Perhaps the problem is that a 25% tax rate doesn’t sound that bad, until you consider that it must be paid every year, and it applies to the total capitalized value of the flow of services from the land.  After all, the “guvment” doesn’t just need $5 trillion, they need $5 trillion every single year, year after year.  The retired schoolteacher could probably pay $100,000 in taxes spread out over a lifetime, but not every year.

Alternatively, the tax would exceed the annual flow of rent on land (likely to be far below 25% of capitalized value) and thus landowners might just walk away from the land in disgust. The government ends up owning all the land, and then whom are they going to tax?  I’ve never read Atlas Shrugged, but isn’t that the theme of the novel?

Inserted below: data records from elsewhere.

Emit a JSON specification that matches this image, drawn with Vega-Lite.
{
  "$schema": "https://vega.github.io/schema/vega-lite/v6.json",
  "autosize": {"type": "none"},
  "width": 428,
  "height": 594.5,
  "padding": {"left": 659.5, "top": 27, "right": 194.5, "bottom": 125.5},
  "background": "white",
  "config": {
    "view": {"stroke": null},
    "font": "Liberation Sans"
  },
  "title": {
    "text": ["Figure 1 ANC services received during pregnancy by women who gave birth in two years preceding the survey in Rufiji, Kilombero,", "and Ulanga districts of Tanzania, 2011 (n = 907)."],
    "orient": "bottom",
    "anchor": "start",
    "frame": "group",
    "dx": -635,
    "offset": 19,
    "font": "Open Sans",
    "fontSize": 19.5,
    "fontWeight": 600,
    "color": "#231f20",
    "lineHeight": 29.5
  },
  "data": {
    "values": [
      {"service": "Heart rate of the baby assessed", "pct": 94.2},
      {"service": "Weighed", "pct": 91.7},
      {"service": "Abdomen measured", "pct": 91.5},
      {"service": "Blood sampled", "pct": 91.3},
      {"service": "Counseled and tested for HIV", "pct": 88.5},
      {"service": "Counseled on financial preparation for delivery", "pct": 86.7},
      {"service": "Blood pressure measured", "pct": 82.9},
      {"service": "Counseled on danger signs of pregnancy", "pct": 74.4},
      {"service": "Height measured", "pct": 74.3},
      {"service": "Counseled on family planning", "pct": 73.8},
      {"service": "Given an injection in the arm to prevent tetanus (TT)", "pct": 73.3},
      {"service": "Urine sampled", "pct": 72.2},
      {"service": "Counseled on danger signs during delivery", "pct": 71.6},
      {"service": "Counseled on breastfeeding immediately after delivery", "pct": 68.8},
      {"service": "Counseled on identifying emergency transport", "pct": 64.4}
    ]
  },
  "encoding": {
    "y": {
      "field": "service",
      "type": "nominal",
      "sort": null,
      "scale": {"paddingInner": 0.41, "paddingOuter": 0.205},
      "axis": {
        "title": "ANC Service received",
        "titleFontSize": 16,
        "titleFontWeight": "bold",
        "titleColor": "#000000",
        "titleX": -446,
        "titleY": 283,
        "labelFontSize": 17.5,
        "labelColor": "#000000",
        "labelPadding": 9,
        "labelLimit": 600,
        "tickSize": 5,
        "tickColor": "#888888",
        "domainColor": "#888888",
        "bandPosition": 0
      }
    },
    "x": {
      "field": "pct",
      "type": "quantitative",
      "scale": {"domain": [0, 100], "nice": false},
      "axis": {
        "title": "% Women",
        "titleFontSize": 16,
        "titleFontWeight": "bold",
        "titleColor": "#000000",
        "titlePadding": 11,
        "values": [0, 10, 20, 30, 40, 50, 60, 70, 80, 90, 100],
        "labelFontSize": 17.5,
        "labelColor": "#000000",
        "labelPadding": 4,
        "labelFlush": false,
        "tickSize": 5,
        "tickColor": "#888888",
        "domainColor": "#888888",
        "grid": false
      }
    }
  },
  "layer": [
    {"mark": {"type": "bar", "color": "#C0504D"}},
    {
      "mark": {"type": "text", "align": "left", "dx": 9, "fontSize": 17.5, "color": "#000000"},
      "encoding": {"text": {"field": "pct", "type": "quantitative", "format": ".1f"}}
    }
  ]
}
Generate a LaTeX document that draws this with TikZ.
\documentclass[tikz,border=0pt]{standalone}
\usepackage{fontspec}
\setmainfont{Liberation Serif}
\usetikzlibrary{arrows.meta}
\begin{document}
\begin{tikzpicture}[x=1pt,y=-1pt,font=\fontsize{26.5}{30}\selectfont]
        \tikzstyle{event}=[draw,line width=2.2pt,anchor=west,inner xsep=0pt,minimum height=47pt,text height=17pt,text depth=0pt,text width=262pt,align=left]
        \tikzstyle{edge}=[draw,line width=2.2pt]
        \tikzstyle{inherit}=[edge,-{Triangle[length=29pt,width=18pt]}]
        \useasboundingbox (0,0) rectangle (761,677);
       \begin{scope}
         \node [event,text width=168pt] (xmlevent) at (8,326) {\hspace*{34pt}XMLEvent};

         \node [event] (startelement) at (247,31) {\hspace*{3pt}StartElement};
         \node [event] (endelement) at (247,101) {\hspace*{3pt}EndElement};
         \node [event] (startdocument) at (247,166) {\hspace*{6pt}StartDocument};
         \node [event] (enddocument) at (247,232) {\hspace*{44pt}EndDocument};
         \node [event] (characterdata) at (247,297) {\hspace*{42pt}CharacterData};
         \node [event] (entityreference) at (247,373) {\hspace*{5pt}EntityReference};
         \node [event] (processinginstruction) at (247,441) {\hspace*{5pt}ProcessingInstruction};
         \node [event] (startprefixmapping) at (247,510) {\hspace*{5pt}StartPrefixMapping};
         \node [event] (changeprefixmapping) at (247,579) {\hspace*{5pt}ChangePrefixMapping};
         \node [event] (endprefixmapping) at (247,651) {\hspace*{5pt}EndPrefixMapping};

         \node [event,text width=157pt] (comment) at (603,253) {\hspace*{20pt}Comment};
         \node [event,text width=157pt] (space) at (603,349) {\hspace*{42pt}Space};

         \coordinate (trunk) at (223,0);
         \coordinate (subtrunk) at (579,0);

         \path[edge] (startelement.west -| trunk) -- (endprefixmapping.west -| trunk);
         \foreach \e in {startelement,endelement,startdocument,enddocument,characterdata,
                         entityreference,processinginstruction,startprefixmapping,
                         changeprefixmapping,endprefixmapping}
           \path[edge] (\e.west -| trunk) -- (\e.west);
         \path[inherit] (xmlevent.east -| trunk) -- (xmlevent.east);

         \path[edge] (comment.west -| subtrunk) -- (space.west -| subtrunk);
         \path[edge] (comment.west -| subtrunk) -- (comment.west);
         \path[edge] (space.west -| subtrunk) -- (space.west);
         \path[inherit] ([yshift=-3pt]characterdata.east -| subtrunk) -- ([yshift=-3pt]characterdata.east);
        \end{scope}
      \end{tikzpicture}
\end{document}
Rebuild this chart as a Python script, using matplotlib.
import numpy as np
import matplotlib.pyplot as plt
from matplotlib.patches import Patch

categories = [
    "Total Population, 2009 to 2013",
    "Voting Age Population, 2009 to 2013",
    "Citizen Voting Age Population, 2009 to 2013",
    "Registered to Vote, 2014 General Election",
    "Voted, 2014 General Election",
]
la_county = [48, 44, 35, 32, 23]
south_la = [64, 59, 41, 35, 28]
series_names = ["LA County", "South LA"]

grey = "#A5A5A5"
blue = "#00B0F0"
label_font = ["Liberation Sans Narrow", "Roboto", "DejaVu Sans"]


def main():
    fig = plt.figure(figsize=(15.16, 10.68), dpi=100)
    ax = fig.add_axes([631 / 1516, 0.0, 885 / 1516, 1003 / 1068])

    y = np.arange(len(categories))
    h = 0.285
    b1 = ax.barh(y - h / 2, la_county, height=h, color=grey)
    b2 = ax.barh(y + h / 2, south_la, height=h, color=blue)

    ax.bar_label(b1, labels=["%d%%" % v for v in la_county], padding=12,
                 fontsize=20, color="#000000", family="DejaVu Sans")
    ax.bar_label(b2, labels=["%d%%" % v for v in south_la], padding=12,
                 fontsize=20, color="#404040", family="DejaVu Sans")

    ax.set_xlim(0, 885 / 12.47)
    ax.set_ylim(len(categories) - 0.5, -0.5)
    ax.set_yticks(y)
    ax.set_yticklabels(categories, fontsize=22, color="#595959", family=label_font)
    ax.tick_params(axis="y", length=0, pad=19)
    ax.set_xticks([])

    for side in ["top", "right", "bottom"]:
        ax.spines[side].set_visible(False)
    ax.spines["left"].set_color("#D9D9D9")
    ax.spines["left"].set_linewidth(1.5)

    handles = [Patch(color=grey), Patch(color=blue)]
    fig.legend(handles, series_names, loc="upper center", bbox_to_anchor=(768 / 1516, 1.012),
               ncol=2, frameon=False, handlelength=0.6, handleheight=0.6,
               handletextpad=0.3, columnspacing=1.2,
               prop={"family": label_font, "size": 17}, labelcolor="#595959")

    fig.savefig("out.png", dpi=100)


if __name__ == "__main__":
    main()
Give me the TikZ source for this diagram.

Having said that, I like all of these tax ideas.  I am merely suggesting that Yglesias is too optimistic about the revenue one could collect.  (Or too pessimistic if you are a starve the beast conservative.)

Here’s Greg Mankiw:

This NY Times story on the middle class’s struggle with the new healthcare law is generally pretty good, but this sentence struck me as comically meaningless:

Experts consider health insurance unaffordable once it exceeds 10 percent of annual income.

What the heck does this mean?  The typical American spends more than a third of income on housing.  Does that make housing unaffordable?  Presumably not.

I agree with Mankiw, but see an additional implication as well.  Health care is 18% of GDP in America.  I believe that’s about 22% of national income, perhaps a bit more.  So the sort of single-payer tax system supported by liberals would require taxes of about 22% of income on average, just for health care!  This makes a single-payer system completely unaffordable, according to the NYT.